The Consumers’ Association of Penang (CAP) urges parents not to buy entirely new sets of uniform and other school supplies when school reopens if the existing uniform and school supplies are still usable.
We are very concerned about the economic uncertainties and it is time to exercise restraint on our expenditure. With the prices of goods going up, it is important that our spending should be need-based rather than splurging on things that you may not need now.
Why do we spend hundreds of Ringgit on school items that those been used last year are still in relatively good condition? With the money saved, it is possible to put it into better use such as providing more nutritious food for the family, or for paying school, library and sports fees. We should not forget that there may be school bus and tuition fees to be paid as well and every Ringgit saved can ensure that our budget will go a long way.
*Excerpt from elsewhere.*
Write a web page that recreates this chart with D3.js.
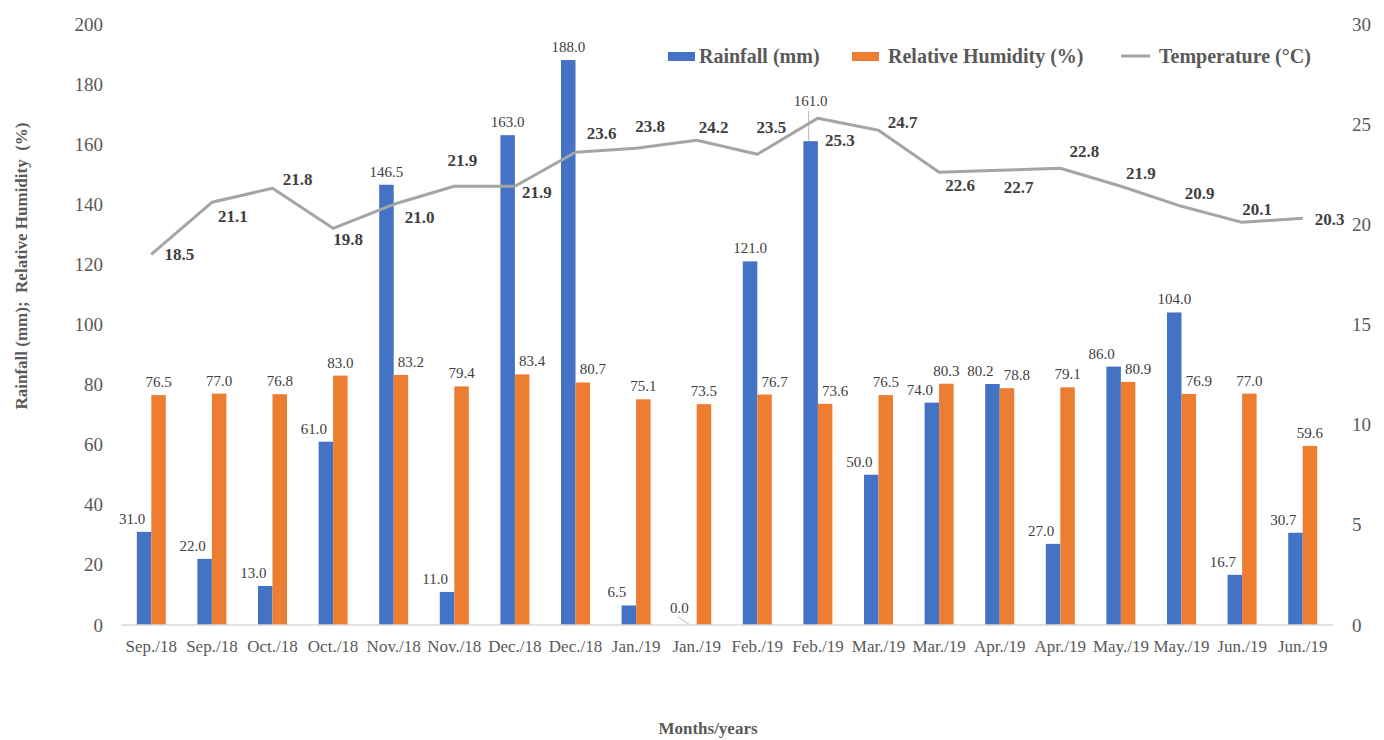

It is a financially draining experience to shop for children’s school supplies. The uniform together with bag, stationery and shoes can cost almost RM200 and those do not include sports apparel, books and other necessities.
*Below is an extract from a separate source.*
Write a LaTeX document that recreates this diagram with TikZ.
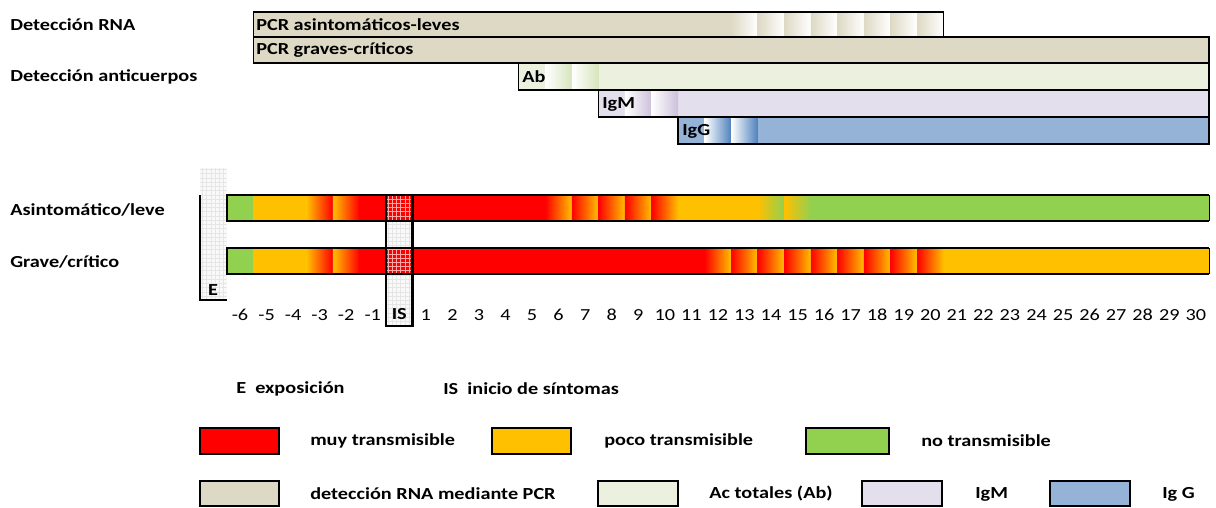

Another worrying turn of events is the announcement by the Deputy Education Minister Teo Nie Ching at the Dewan Rakyat on 6 December 2018. She said that starting from 2019, lower secondary students will be able to bring computer devices to school to substitute traditional textbooks.
If this is implemented, it is going to polarise students according to their economic background. Students and parents from poor families feel will feel pressured. Moreover, has the Education Ministry given it a thought about students losing or damaging their computer devices? It is going to stress the parents financially.
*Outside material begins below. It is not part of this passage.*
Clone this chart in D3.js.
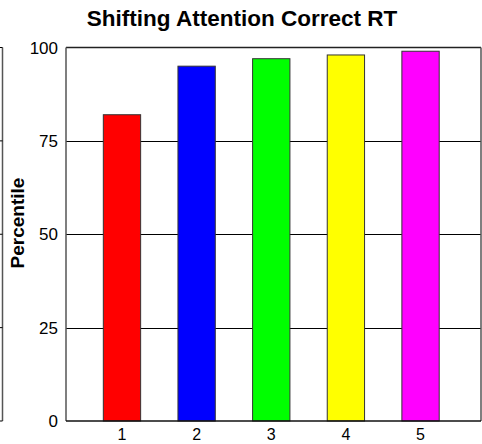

Even with a ‘modest’ 30 per cent increase in expenditure, a parent would have to spend an additional RM45 for each child as compared to what he/she had spent for the item last year and this amount is highly significant as it can easily tip over a family budget. This amounts to a huge sum of money to fork out during the beginning of the year.
Concerning uniforms, since most children have at least two sets of uniform to wear, the chances for the uniform to be threadbare coinciding with the end of the year is less likely and thus they can still be worn.
If 70 per cent (3.5 million) of the students are to refrain from buying two sets of uniform per person basing on needs basis and a bag, then RM1.2 billon would have been saved nationwide. This amount excludes the cost of other miscellaneous items.
With the education system’s emphasis on a student’s participation in co-curricular activities, parents would have to buy club/society uniforms that can cost about RM100 each and it depends on how many clubs and uniformed societies the student joins.
Parents should not subscribe to the idea of acquiring new items for the start of a new school session. Such ideas have been highly commercialised. Children should also be taught to appreciate the value of money and to continue to use items that are still in good condition. In the case of uniforms, it is unless they outgrew the uniform or perhaps if they are going to school for the first time.
Parent-Teacher Association (PTA) should work with parents to dismantle such unhealthy ‘culture’ which can cause undue stress and worry to parents and students who cannot afford. Moreover, it is not the new uniforms that will determine the academic success of the students and this is the value that has to be ingrained in the parents’ mind. It causes a divide between the ‘haves’ and the ‘have nots’.
CAP also calls on the government to urgently check on the quality of the uniform available in the market. The uniforms should be of an acceptable quality to last the students a decent duration.